On September 29th, 2019 I enjoyed a curious confluence of sound and space when CR Avery played a solo show at the All Saints Church just a few blocks from my soon-to-not-be home in Ottawa.
Of course Cravery (as I have and always will call him) is the Canadian beat(box) poet cum Tom Waitsian harmonica/piano playing blues/heartbreak singer/songwriter who has been on my radar for…my gosh, had it been fifteen years or more? And here he was performing at the very venue where I would be getting married just two weeks hence.
Oddly enough, before hastily booking my wedding at All Saints I had never heard of the venue much less seen a show there, when out of the blue I get word that a musician I have long enjoyed is booked into the place, and so close to my nuptials taboot. Despite the diminishing returns of Cravery shows over the years (he’s the kind of performer who knocks you over so hard the first time you see him that every subsequent show is just another feeble attempt to recreate that initial jaw-dropping shock-and-awe) it seemed like fate was telling me to go.
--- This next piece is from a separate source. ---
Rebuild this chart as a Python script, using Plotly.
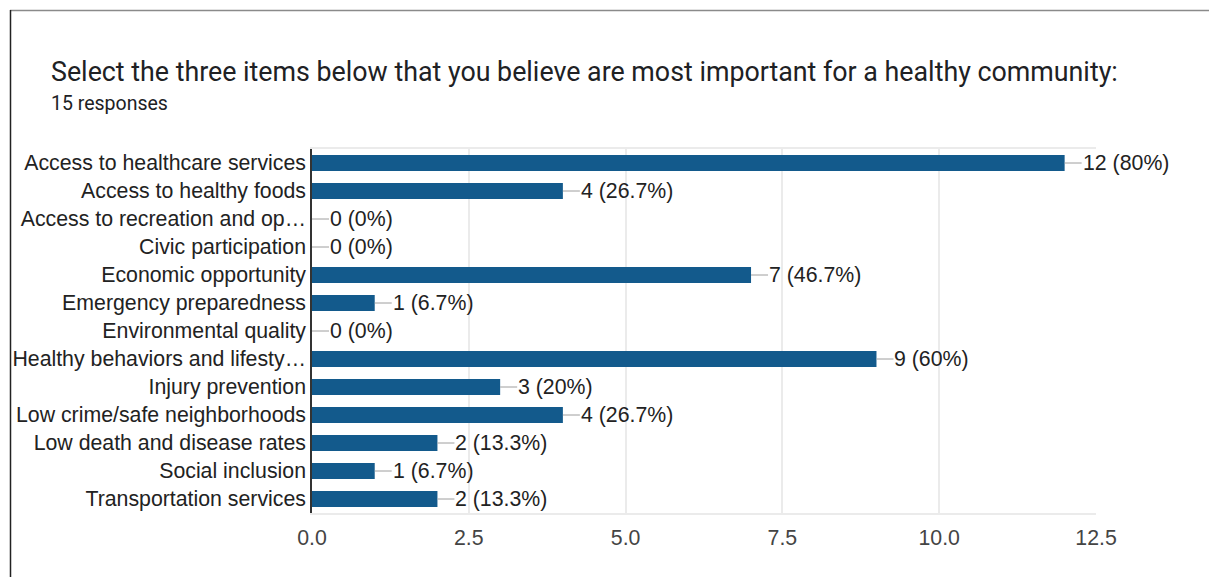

Plus it was only $20.
The show was in a small stone oval rotunda off of the cafe/restaurant and beneath the big stained glass room where I would be getting hitched, and when I say small I mean “small”. There were maybe twenty folding chairs set up facing a modest electric keyboard, all of which filled the space completely. I was the first through the door so I took the seat right up front. It was a good ten minutes before anyone else came in. When the opening act began there were maybe eight people in the room. When Cravery came on we had swelled to a dozen or more.
The openers were a young sister-duo from around the corner called new poetics. Their first song was a cover of some ancient Gaelic melody or some such thing and it was hauntingly beautiful, especially echoing as it did around that tiny and empty medieval-looking stone-walled turret-room. I had my eyes closed tight, trying hard to follow their deftly intertwined vocal counterpoint and revelling in the screaming overtones that reverberated throughout the room as their two voices danced between strong consonance and purposeful dissonance. That piece alone was worth the price of admission twice over. Good thing too, because the remainder of their short three-song set was a pair of quite plain-sounding strummy three-chord originals that featured a disappointing and relentless perfect unison between the two voices.
And really, it should have come as no surprise that I had to foster interest in Cravery’s set. He performed a lot of material that I had not yet heard, but it was all delivered in his particular pastiche style that by then was yawningly familiar. I’m not sure why I find the consistency of Cravery’s sound so disappointing…it’s not like I have any problem with the consistency of Springsteen’s sound, for example…
I guess it’s because Cravery’s sound isn’t really his own. Despite his own convergence of timbres he remains too close to each of them to really have his own thing. Instead of flying his own flag Cravery weaves a quilt made up of extremely identifiable patchwork. Or so it sounds to me at least.*
But hey, it was only $20.
*Basically what I’m saying is that if you start off a song with the same G7sus4 chord that kicks of A Hard Days Night then you’ve got some explaining to do no matter what you do with the rest of the tune. Or say you start off your sci-fi novel with the phrase, “It was the best of times, it was the worst of times…” Not that he did those things. But he does things like that. Sort of.